Não vou neste texto discutir ponto por ponto até onde o actual PS se deixou ufanamente contaminar pelas loucuras que nunca deixam de brotar das cabecinhas pensadoras à sua esquerda, mas reparem:
- Os socialistas acharam que a melhor política de imigração era (e é) uma política de “portas abertas”, uma linha de pensamento que a sua ex-responsável para o sector, Ana Catarina Mendes, se empenhou em aplicar até ao limite do absurdo, e do caos. Apesar das evidências os socialistas ainda não conseguem admitir o erro dessa política, algo que nos Estados Unidos os democratas já fizeram, mas tarde demais.

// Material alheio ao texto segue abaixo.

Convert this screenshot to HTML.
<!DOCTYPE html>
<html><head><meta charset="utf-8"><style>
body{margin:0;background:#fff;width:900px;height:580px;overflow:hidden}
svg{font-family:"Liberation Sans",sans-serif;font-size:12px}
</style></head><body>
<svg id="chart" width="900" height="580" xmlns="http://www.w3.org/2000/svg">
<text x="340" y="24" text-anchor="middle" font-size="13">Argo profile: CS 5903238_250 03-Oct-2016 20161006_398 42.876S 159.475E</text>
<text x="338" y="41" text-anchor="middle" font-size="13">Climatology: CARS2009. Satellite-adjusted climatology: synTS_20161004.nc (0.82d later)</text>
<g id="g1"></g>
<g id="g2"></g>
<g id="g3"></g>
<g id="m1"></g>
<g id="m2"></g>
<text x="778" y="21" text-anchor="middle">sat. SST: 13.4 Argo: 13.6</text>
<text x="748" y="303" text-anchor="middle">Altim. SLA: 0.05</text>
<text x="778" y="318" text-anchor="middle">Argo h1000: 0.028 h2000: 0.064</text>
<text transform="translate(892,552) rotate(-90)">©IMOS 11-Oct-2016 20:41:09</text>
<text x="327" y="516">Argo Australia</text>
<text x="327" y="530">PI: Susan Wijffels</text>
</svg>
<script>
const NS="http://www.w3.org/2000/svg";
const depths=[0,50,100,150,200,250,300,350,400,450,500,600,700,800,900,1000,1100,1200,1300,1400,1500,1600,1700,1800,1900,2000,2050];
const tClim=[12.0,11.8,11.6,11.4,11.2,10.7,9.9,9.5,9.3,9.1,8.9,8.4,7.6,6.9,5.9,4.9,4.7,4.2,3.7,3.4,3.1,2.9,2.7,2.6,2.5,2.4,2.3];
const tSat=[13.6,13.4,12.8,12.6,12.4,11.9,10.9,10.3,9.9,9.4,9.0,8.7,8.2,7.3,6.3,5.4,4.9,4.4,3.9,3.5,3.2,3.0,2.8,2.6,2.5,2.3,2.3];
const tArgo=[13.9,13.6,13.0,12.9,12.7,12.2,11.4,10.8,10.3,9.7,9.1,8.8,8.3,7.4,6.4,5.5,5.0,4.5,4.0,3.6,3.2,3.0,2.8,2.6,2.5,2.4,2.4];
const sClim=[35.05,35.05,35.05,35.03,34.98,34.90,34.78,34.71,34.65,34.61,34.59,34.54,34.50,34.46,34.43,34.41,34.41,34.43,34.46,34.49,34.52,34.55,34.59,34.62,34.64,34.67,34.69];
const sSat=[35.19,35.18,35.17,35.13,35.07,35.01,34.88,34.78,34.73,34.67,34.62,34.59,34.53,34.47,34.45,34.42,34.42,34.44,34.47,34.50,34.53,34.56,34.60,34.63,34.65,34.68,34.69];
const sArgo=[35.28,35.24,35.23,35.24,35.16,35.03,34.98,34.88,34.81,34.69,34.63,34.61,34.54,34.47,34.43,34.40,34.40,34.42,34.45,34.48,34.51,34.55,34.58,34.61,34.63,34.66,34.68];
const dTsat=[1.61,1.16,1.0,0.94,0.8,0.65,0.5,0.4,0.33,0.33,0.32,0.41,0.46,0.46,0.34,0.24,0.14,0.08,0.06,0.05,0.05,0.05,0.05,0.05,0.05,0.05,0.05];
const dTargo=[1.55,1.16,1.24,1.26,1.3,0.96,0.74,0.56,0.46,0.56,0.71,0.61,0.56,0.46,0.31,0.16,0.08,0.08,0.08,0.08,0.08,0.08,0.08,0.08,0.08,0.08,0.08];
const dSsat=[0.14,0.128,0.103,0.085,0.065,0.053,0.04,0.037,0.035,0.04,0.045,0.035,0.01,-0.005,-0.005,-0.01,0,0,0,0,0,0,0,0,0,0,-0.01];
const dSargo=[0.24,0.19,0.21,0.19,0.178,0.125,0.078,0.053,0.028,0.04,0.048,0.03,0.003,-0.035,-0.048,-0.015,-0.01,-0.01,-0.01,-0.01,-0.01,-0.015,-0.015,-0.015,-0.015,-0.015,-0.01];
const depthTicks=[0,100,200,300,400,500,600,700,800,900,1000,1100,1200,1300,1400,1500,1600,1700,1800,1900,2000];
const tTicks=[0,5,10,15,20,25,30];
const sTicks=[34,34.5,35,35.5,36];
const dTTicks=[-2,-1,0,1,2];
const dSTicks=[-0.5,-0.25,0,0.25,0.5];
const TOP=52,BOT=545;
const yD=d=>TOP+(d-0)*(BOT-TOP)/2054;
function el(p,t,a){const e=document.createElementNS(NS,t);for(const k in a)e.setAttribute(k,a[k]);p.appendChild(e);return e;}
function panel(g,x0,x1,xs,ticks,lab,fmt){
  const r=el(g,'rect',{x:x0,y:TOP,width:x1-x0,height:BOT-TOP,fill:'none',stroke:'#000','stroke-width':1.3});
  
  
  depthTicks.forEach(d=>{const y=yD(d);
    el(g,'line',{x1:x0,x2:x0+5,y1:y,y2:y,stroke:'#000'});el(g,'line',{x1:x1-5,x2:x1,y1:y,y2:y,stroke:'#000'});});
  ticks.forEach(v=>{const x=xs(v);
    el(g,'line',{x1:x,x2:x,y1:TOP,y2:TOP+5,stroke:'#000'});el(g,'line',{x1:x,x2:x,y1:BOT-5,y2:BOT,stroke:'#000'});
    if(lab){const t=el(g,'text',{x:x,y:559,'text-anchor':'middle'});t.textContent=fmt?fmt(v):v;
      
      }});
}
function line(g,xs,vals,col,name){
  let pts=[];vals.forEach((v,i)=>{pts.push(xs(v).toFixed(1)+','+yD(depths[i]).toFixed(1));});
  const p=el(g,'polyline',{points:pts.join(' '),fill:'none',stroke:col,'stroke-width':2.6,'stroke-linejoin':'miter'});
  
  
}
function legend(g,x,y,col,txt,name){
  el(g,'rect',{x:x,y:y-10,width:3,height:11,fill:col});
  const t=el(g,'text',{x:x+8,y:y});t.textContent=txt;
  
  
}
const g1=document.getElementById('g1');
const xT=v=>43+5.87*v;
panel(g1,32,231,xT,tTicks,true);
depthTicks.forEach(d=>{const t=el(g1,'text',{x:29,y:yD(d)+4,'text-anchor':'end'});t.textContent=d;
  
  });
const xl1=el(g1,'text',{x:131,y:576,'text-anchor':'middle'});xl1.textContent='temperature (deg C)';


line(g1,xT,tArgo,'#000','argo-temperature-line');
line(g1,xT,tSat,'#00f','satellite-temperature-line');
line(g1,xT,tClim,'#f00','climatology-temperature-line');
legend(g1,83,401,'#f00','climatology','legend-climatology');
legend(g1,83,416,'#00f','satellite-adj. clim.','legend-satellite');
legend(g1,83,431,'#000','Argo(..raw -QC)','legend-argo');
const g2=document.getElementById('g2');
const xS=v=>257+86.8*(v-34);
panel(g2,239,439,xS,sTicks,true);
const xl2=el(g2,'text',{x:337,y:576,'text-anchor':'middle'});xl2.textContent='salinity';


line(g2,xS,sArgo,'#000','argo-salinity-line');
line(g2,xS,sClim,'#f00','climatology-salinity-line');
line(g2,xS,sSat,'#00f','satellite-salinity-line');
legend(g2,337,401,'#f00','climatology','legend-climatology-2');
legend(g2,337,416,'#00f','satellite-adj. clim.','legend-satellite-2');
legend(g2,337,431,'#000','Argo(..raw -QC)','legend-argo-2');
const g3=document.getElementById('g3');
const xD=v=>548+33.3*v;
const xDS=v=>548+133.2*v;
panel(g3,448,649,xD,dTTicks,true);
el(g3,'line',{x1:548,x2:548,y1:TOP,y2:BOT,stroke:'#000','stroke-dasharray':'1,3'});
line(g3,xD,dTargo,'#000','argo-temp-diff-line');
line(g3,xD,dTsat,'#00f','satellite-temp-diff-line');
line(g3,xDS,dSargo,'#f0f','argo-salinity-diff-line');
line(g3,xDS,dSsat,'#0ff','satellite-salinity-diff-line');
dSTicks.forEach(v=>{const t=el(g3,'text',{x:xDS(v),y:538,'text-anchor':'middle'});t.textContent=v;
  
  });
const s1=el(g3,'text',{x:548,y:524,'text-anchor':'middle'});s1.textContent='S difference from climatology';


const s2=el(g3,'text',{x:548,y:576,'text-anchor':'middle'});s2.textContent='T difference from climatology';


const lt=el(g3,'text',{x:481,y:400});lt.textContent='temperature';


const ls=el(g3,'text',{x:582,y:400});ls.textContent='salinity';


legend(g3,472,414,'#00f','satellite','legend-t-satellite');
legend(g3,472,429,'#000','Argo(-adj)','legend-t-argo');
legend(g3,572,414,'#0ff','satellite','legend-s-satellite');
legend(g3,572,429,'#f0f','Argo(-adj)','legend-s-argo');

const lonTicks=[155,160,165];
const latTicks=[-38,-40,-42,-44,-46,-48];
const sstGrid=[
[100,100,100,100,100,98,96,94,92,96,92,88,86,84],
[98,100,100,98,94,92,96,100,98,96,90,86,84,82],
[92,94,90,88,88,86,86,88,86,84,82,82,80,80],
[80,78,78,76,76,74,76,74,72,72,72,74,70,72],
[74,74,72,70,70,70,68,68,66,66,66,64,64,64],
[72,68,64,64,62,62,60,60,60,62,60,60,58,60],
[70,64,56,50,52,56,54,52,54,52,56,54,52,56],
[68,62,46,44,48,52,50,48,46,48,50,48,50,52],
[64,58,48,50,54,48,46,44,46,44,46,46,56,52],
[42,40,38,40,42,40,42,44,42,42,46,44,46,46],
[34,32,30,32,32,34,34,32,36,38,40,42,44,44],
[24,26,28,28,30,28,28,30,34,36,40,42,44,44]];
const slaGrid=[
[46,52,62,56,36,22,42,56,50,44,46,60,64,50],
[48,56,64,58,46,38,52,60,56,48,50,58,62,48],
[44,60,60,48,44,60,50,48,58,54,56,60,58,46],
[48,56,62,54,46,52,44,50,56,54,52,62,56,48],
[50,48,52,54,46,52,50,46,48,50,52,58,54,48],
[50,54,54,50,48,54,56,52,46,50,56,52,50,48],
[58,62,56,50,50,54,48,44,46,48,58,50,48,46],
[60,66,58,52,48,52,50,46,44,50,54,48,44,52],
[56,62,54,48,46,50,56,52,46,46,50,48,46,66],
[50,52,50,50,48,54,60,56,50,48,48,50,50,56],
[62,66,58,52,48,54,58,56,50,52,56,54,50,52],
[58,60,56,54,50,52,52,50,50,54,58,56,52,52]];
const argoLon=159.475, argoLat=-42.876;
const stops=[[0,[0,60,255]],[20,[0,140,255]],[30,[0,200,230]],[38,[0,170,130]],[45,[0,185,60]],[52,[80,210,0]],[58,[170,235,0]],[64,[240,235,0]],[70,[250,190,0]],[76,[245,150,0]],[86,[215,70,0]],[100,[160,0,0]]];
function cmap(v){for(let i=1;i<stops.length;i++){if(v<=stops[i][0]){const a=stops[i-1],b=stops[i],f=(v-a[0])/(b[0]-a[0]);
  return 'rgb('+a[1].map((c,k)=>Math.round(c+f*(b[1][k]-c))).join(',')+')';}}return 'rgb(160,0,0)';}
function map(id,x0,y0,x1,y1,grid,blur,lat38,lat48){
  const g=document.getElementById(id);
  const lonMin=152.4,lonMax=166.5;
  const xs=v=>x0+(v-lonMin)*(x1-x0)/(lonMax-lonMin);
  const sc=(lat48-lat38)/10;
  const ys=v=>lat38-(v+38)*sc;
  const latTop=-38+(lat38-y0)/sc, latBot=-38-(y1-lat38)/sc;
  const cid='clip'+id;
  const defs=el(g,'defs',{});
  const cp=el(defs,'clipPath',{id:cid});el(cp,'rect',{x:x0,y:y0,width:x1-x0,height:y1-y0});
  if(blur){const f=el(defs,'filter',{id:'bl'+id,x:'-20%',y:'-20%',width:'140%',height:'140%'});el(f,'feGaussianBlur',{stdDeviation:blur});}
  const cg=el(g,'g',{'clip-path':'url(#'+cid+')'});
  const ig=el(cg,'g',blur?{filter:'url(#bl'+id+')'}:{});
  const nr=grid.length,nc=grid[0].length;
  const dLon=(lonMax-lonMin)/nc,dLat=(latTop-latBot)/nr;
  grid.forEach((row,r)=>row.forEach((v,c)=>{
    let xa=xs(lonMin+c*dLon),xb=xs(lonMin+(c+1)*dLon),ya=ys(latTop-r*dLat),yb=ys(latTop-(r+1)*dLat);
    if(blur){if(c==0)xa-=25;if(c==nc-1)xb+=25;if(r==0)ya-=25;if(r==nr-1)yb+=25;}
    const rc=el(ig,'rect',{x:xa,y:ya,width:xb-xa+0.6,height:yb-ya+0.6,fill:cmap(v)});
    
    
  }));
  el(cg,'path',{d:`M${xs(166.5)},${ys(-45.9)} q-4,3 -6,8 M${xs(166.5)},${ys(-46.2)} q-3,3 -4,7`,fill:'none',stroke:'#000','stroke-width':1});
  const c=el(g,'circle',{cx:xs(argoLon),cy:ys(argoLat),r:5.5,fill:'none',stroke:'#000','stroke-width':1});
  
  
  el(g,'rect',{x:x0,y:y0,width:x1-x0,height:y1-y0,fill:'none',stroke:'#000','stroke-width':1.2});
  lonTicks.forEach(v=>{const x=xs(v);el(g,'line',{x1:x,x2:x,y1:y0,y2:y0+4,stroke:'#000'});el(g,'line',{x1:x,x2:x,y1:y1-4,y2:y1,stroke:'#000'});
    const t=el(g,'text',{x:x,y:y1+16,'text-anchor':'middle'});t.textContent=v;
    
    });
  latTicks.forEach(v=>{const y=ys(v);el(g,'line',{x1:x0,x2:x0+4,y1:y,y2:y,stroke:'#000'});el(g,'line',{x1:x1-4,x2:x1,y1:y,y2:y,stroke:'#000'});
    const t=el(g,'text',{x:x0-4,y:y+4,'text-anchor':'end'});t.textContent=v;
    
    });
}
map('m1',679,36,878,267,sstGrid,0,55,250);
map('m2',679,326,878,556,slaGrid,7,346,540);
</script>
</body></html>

- A reacção dos socialistas a qualquer incidente que envolva polícias tem sido, por regra, desconfiar dos polícias. É verdade que nunca chegaram a extremos como a muito americana reivindicação esquerdista “defund the police”, mas não só estão lá perto como de alguma forma a praticaram, ao não terem resolvido o problema dos subsídios de risco, um tema entretanto tratado e resolvido pelo actual executivo. Quanto à tolerância com a desordem, pensem no que se passa nas nossas escolas – ou então nos ataques aos autarcas socialistas de Loures e de Alpiarça.

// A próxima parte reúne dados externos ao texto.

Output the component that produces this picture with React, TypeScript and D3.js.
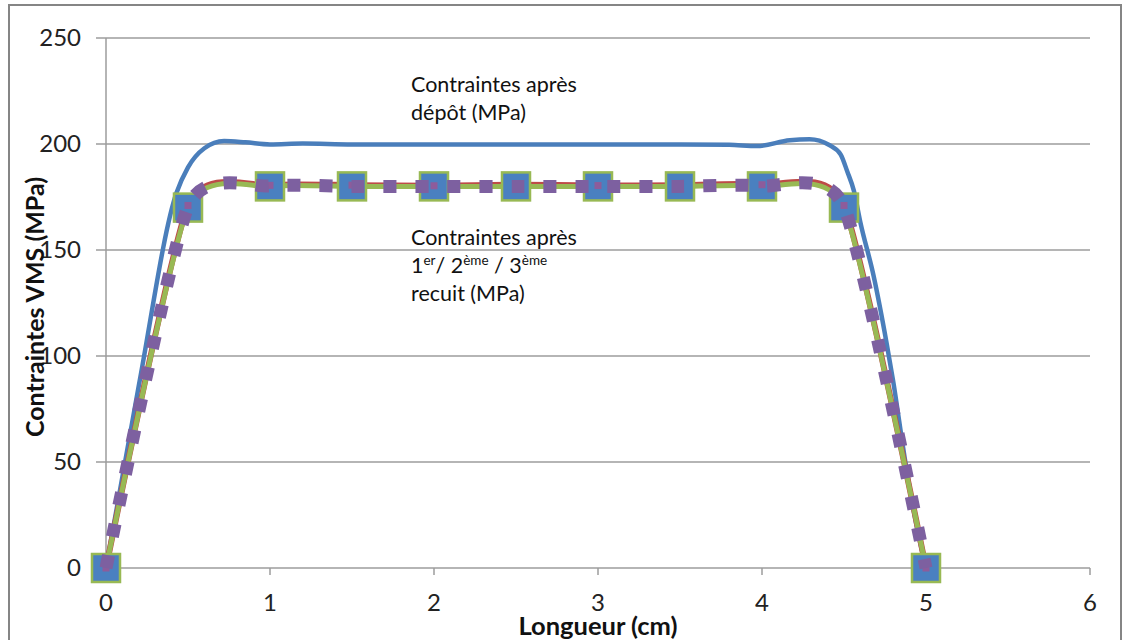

- O protagonismo que têm vindo a ganhar, como rostos públicos do PS, figuras como Isabel Moreira ou mesmo Alexandra Leitão, e agora também João Costa, bem como uma agenda legislativa onde nunca faltam temas “fracturantes”, não permitem dúvidas: os socialistas sentem real incómodo sempre que à sua esquerda algum lunático surge com um discurso mais radical não para o desautorizarem, antes por não se terem lembrado dele antes.
- As políticas ambientais dos socialistas não foram demasiado radicais quando estavam no Governo (porventura foram apenas irrealistas), mas veremos como evolui o seu discurso agora que o espaço público começa a ser perturbado pelos activismos das várias declinações de organizações como a Climáximo. A tentação está lá, e está lá porque o conjunto destas diferentes agendas tende a misturar-se e a confundir-se.
Ponto por ponto, com essa regularidade que apesar de tudo descobrimos num relógio atrasado, o PS repete os erros dos “progressistas” nos Estados Unidos. Mas o seu destino pode ser pior do que perder apenas algumas eleições.
Recentemente, numa coluna de opinião, revelava-se em todo o seu esplendor a confusão que vai em muitas cabeças desta esquerda que influencia o PS, percebe-se bem a forma como equiparam tudo a tudo como se tudo fosse igual desde que se encontre uma forma de encaixar esse discurso num retrato do mundo onde a única dicotomia é a de opressor-oprimido. Leiam isto, por exemplo: “ao acompanhar … o caso de dezenas de homens que violaram uma mulher em França e a rusga que humilhou dezenas de emigrantes em Portugal, não pude deixar de reflectir sobre as semelhanças entre ambos”.
“Semelhanças” é de facto a palavra adequada para aproximar estas duas situações, mas só desde que encaixem numa das narrativas vigentes: “ambas revelam uma perturbante continuidade nas dinâmicas de poder e na domesticação dos corpos”. Quod erat demonstrandum.
Dir-me-ão: o PS, pelo menos o PS oficial, ainda não diz estas coisas, mas a verdade é que já faltou mais para que tal acontecesse. E mesmo que não o faça já, a tentação é grande e o caminho está escancarado, bastando comparar, como eu acabei de fazer, o que levou a esquerda americana a perder o contacto com o eleitorado e aquilo que já está a levar os nossos socialistas a entrarem num mundo onde só conta a “bolha” dos bem-pensantes lisboetas e tudo o mais são os tais “deploráveis” (Pedro Nuno Santos chama-lhes “extremistas”).
Quer isto dizer que o seu destino será o mesmo? Num primeiro momento, talvez não, mas apenas porque o PS ainda conta com o apoio de um eleitorado fiel mesmo que envelhecido. Num segundo momento o seu destino arrisca-se a ser o da maioria dos partidos socialistas e sociais-democratas por essa Europa fora, em sistemas políticos cada vez mais fragmentados e onde pesam cada vez menos. Este último detalhe é muito importante: num país como os Estados Unidos, onde o sistema funciona com base na rotatividade de dois grandes partidos, quem perde hoje acaba sempre por ganhar amanhã, depois de um realinhamento. Em sistemas pulverizados com os europeus isso não está garantido, mesmo fazendo as mais estranhas alianças, como alguns socialistas europeus já estão a fazer.
Por isso o ponto central será sempre o mesmo: responde ou não este novo radicalismo a problemas reais e ao sentimento dos eleitores? A meu ver não responde, antes o contraria, mas ele parece ter tomado conta das nossas esquerdas, razão porque me permito interrogar se elas viverão realmente neste mesmo planeta e se algum serão capazes de perceber que surfar a onda de muitas redações não as aproxima dos eleitores, antes as afasta.
PS. Talvez eu nem devesse ter escrito este texto. Afinal, e pensando eu neste micro-mundo wokista, o melhor talvez fosse mesmo seguir o conselho de Napoleão: “quando um adversário está a cometer um erro nunca devemos interrompê-lo”.